What you have to do: Please retype the data in full and exactly; the pictures are not part of the copy.

Collected material:
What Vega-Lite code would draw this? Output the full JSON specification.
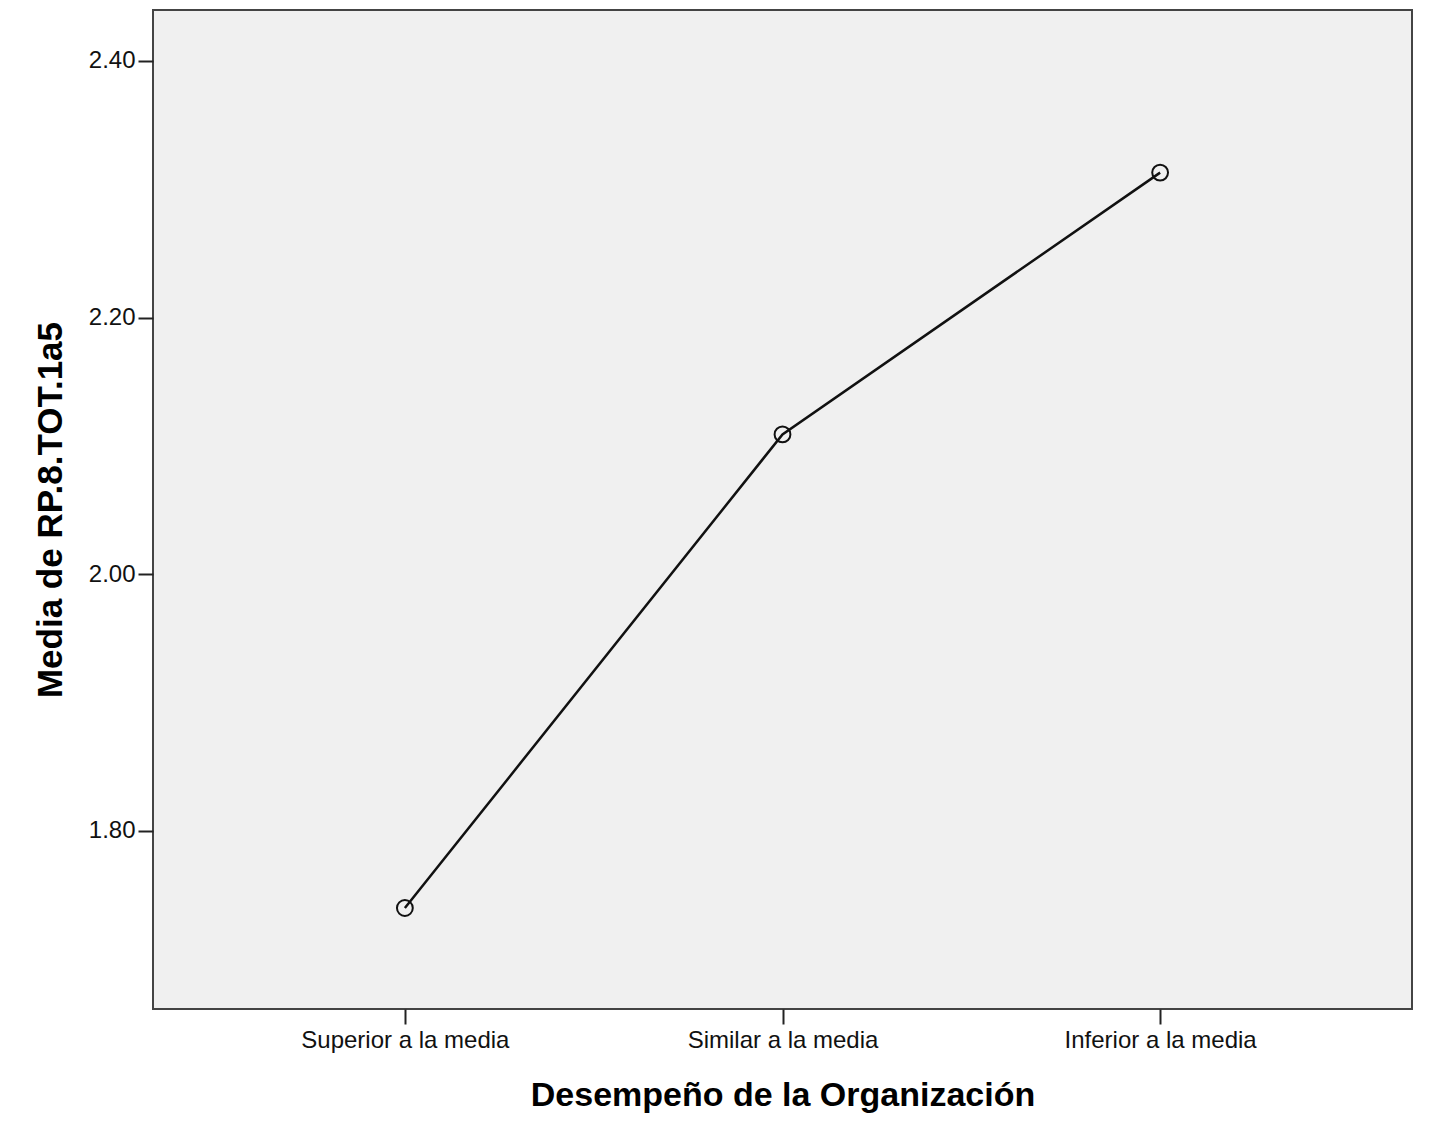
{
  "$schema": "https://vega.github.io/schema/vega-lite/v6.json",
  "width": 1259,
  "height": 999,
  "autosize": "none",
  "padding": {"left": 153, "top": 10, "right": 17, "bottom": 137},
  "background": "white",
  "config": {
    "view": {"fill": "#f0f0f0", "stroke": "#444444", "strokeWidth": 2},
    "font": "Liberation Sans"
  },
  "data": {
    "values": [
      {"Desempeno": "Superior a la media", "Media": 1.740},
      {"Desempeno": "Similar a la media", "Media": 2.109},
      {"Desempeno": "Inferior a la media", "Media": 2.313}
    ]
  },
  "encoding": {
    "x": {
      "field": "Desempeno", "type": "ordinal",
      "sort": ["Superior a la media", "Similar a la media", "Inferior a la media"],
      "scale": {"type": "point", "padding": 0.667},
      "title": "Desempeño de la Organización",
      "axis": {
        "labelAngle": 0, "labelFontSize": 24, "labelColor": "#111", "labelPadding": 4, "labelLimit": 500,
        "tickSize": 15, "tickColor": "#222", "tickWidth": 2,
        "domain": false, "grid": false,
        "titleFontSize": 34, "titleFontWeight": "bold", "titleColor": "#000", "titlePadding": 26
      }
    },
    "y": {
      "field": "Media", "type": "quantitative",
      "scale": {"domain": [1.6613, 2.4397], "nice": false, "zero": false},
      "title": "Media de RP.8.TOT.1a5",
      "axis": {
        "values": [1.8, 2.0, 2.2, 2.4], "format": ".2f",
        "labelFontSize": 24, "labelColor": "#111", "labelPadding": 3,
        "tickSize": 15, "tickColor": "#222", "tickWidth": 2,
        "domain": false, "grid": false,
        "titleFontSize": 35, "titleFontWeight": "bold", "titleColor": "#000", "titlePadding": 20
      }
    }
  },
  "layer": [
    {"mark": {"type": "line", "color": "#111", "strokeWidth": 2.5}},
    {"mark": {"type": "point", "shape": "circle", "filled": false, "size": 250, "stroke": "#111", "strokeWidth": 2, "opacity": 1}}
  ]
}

Written response:
What Vega-Lite code would draw this? Output the full JSON specification.
{
  "$schema": "https://vega.github.io/schema/vega-lite/v6.json",
  "width": 1259,
  "height": 999,
  "autosize": "none",
  "padding": {"left": 153, "top": 10, "right": 17, "bottom": 137},
  "background": "white",
  "config": {
    "view": {"fill": "#f0f0f0", "stroke": "#444444", "strokeWidth": 2},
    "font": "Liberation Sans"
  },
  "data": {
    "values": [
      {"Desempeno": "Superior a la media", "Media": 1.740},
      {"Desempeno": "Similar a la media", "Media": 2.109},
      {"Desempeno": "Inferior a la media", "Media": 2.313}
    ]
  },
  "encoding": {
    "x": {
      "field": "Desempeno", "type": "ordinal",
      "sort": ["Superior a la media", "Similar a la media", "Inferior a la media"],
      "scale": {"type": "point", "padding": 0.667},
      "title": "Desempeño de la Organización",
      "axis": {
        "labelAngle": 0, "labelFontSize": 24, "labelColor": "#111", "labelPadding": 4, "labelLimit": 500,
        "tickSize": 15, "tickColor": "#222", "tickWidth": 2,
        "domain": false, "grid": false,
        "titleFontSize": 34, "titleFontWeight": "bold", "titleColor": "#000", "titlePadding": 26
      }
    },
    "y": {
      "field": "Media", "type": "quantitative",
      "scale": {"domain": [1.6613, 2.4397], "nice": false, "zero": false},
      "title": "Media de RP.8.TOT.1a5",
      "axis": {
        "values": [1.8, 2.0, 2.2, 2.4], "format": ".2f",
        "labelFontSize": 24, "labelColor": "#111", "labelPadding": 3,
        "tickSize": 15, "tickColor": "#222", "tickWidth": 2,
        "domain": false, "grid": false,
        "titleFontSize": 35, "titleFontWeight": "bold", "titleColor": "#000", "titlePadding": 20
      }
    }
  },
  "layer": [
    {"mark": {"type": "line", "color": "#111", "strokeWidth": 2.5}},
    {"mark": {"type": "point", "shape": "circle", "filled": false, "size": 250, "stroke": "#111", "strokeWidth": 2, "opacity": 1}}
  ]
}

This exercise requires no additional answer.